- **PROVIDED MATERIAL**
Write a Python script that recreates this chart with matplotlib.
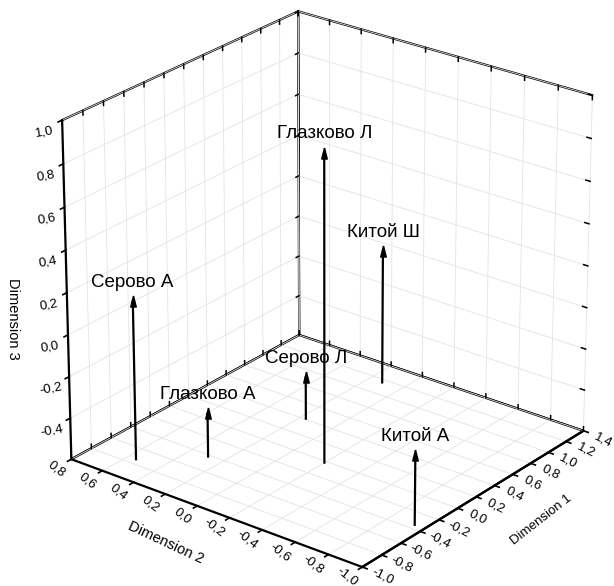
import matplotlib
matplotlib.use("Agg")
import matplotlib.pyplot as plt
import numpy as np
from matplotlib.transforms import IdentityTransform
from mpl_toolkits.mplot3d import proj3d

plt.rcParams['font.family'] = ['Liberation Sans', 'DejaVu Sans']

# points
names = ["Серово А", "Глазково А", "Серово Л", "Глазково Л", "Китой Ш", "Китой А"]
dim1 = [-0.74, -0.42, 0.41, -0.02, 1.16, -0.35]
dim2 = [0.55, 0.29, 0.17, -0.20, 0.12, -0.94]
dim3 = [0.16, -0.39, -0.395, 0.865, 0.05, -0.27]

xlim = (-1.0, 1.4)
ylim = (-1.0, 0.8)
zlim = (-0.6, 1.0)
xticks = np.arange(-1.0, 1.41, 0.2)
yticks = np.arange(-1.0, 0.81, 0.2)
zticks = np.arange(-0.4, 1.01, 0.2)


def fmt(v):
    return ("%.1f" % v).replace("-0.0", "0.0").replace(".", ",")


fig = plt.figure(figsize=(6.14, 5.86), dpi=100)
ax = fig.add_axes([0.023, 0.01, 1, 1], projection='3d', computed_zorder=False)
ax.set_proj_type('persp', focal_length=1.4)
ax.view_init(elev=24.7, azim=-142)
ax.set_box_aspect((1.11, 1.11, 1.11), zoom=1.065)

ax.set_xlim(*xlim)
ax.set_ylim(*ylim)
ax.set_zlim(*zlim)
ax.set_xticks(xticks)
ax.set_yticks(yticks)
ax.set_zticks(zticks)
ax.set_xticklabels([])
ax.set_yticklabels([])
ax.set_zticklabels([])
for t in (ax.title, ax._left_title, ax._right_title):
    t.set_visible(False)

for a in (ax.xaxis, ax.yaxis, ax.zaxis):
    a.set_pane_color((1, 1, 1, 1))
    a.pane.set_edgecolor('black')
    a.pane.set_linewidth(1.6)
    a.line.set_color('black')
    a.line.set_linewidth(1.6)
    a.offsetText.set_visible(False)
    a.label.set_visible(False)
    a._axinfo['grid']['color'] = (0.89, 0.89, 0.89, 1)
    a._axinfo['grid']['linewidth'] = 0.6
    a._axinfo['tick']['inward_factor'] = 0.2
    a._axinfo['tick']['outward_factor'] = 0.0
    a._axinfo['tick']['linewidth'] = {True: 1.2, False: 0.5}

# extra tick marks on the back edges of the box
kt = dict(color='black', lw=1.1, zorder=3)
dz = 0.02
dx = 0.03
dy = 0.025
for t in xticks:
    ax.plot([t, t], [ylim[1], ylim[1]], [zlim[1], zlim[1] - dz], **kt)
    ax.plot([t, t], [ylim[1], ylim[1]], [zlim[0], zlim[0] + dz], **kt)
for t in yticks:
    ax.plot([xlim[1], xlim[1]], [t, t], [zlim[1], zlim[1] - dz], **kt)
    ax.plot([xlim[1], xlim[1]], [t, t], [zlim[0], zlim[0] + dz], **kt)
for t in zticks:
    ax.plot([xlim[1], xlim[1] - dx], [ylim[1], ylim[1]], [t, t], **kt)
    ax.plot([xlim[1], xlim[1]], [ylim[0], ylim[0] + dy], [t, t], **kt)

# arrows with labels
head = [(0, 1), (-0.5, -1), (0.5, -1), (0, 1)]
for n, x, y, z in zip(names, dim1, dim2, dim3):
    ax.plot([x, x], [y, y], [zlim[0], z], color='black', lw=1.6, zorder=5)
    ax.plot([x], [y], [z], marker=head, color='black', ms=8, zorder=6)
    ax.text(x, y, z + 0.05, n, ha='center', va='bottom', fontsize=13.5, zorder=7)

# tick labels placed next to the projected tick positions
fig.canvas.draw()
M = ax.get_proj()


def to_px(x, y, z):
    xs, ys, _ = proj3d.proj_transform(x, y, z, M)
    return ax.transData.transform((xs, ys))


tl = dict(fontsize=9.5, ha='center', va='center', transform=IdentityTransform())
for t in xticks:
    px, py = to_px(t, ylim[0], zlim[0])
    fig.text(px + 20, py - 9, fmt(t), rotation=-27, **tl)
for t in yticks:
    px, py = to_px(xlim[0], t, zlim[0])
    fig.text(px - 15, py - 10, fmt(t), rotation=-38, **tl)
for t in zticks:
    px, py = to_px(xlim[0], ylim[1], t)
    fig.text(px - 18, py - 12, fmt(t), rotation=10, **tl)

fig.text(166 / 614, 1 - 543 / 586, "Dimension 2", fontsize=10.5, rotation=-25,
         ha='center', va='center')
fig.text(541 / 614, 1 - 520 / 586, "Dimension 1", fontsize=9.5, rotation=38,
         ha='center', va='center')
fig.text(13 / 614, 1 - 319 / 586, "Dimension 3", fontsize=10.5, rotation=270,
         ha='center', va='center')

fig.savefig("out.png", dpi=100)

- **INSTRUCTIONS FOR THE TASK**
Restate the material word for word from its first line through the line containing "plt.rcParams['font.family'] = ['Liberation", both included; the pictures do not belong in it.

- **SOLUTION FOR THIS TASK**
Write a Python script that recreates this chart with matplotlib.
import matplotlib
matplotlib.use("Agg")
import matplotlib.pyplot as plt
import numpy as np
from matplotlib.transforms import IdentityTransform
from mpl_toolkits.mplot3d import proj3d

plt.rcParams['font.family'] = ['Liberation Sans', 'DejaVu Sans']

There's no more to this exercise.